PRACTICE! Make some hacky sacks first. They are small balls that are filled with beans/pellets and will help you understand the concepts and get used to decreasing while working with a stuffed item.
SEW ON BEFORE CLOSING! With the exception of things like arms and legs, or something that needs to be added after stuffing for proper positioning, you should add other things before you stuff. I sewed the eyes on my zombie lab dudes and embroidered the mouth once I was about 6 rows past where I wanted them so they'd be firmly in place when I stuffed. This allowed me to work both sides of the fabric and ensure a close fit, as well as stopping me from stretching out the fabric more than I should or ending up with a large loop of sewing thread knotted and messy and requiring me to pull the whole thing off and try again.

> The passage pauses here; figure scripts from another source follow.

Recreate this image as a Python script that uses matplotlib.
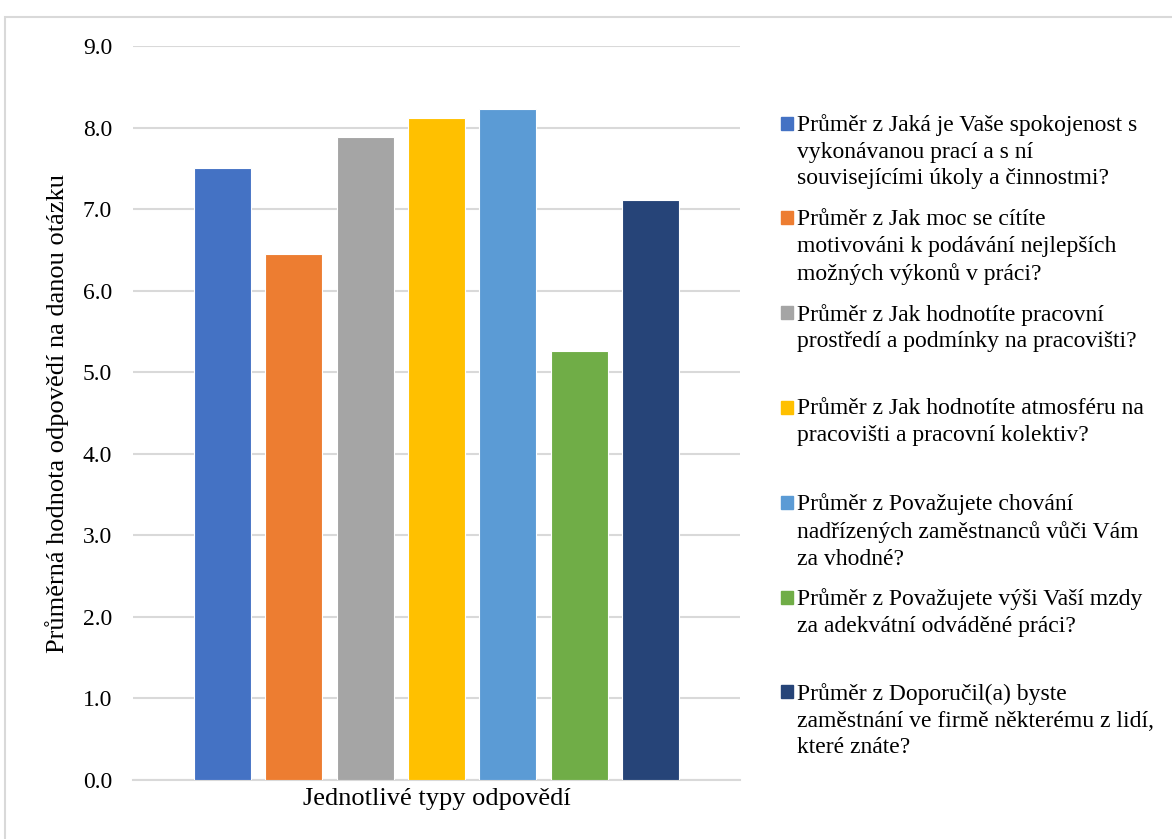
# Průměrné hodnoty odpovědí - sloupcový graf

import matplotlib.pyplot as plt
from matplotlib.patches import Rectangle

plt.rcParams['font.family'] = ['Liberation Serif', 'DejaVu Serif']

labels = [
    "Průměr z Jaká je Vaše spokojenost s\nvykonávanou prací a s ní\nsouvisejícími úkoly a činnostmi?",
    "Průměr z Jak moc se cítíte\nmotivováni k podávání nejlepších\nmožných výkonů v práci?",
    "Průměr z Jak hodnotíte pracovní\nprostředí a podmínky na pracovišti?",
    "Průměr z Jak hodnotíte atmosféru na\npracovišti a pracovní kolektiv?",
    "Průměr z Považujete chování\nnadřízených zaměstnanců vůči Vám\nza vhodné?",
    "Průměr z Považujete výši Vaší mzdy\nza adekvátní odváděné práci?",
    "Průměr z Doporučil(a) byste\nzaměstnání ve firmě některému z lidí,\nkteré znáte?",
]
values = [7.51, 6.45, 7.89, 8.12, 8.23, 5.26, 7.11]
colors = ['#4472C4', '#ED7D31', '#A5A5A5', '#FFC000', '#5B9BD5', '#70AD47', '#264478']
yticks = [0, 1, 2, 3, 4, 5, 6, 7, 8, 9]

W, H = 1172, 839
fig = plt.figure(figsize=(W / 100, H / 100), dpi=100)
ax = fig.add_axes([133 / W, 1 - 780 / H, (740 - 133) / W, (780 - 46) / H])

# okraj grafu
fig.patches.append(Rectangle((5 / W, -0.1), 1.1, 1.1 - 17 / H, transform=fig.transFigure,
                             fill=False, edgecolor='#d9d9d9', lw=1.5))

n = len(values)
step = 0.1176
width = 0.094
xs = [(i - (n - 1) / 2) * step for i in range(n)]
ax.bar(xs, values, width=width, color=colors, edgecolor='white', lw=0.8, zorder=3)

ax.set_xlim(-0.5, 0.5)
ax.set_ylim(0, 9)
ax.set_yticks(yticks)
ax.set_yticklabels([f"{v:.1f}" for v in yticks], fontsize=17)
ax.set_xticks([])
ax.tick_params(axis='y', length=0, pad=15)
ax.grid(axis='y', color='#d9d9d9', lw=1.5, zorder=0)
for s in ['top', 'right', 'left']:
    ax.spines[s].set_visible(False)
ax.spines['bottom'].set_color('#d9d9d9')
ax.spines['bottom'].set_linewidth(1.5)

ax.set_xlabel('Jednotlivé typy odpovědí', fontsize=19, labelpad=6)
ax.set_ylabel('Průměrná hodnota odpovědí na danou otázku', fontsize=19, labelpad=10)

# legenda
y0, dy = 122, 94.8
for i, (lab, c) in enumerate(zip(labels, colors)):
    yc = y0 + i * dy
    fig.patches.append(Rectangle((781 / W, 1 - (yc + 7.5) / H), 12 / W, 13 / H,
                                 transform=fig.transFigure, color=c))
    fig.text(797 / W, 1 - (yc - 8) / H, lab, fontsize=17, va='top', ha='left',
             linespacing=1.36)

fig.savefig('out.png', dpi=100)
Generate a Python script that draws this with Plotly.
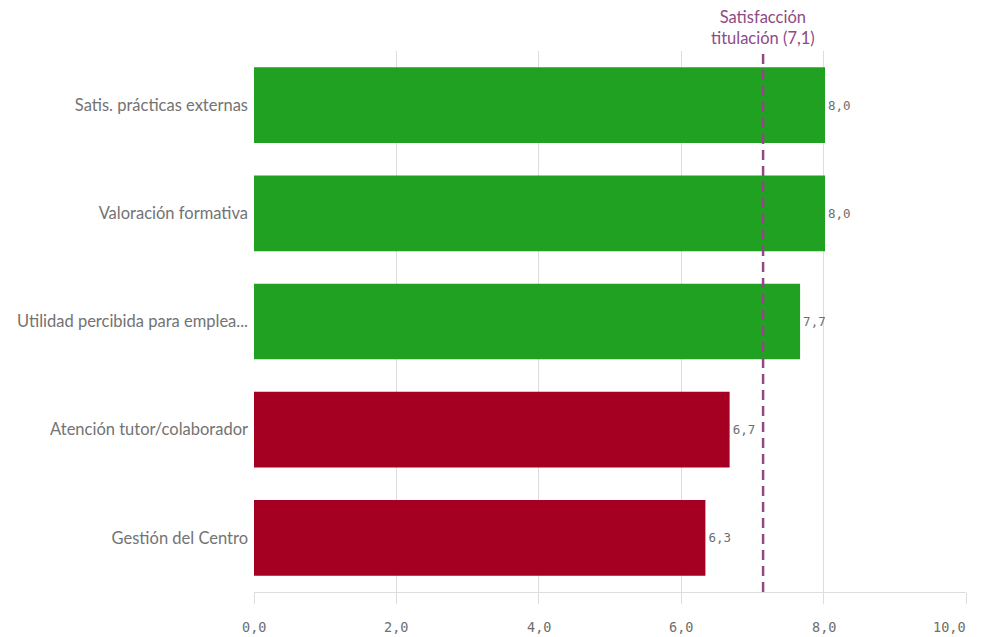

BE AWARE OF THE NATURE OF SPIRALS! When doing color changes in a proper spiral, there will be uneven edges. I covered the zig zag of my lab dudes eye strap by sewing the eye over the join. For his pants, and needing a flat join, I had to slip stitch and tie off, then start a new row, and it's still noticable, just not as much. I covered the join with the overall flap.
SMALL HOOKS AND SMALL STITCHES CAN HURT! Amis require an even, tight tension. This can and will irritate your wrist/hand/fingers. Take frequent breaks, just be sure to mark where you stopped on the pattern and try to stop at the end of a round.
HAIR IS A PAIN! There's nothing more time consuming than adding hair to an ami. There will be gaps, and bumps if you add it "latch hook" style by pulling up a loop and then pulling both ends through the loop. It's completely do-able, but very time consuming.
Amis are fun and wonderful keepsakes for people. You can do it, just don't expect perfection right from the start- it's a rare occurence. I think I've gotten it all covered in a basic manner, but if I've forgotten something, let me know and I'll add it :)
Stay Happy, my hooker friends.
P.S- I'm anxiously awaiting my "Yarn Whisperer" hoodie in the mail ;) I also paint occasionally, and got permission from the Ninja Hooker designer to use the ninja. She's so cute!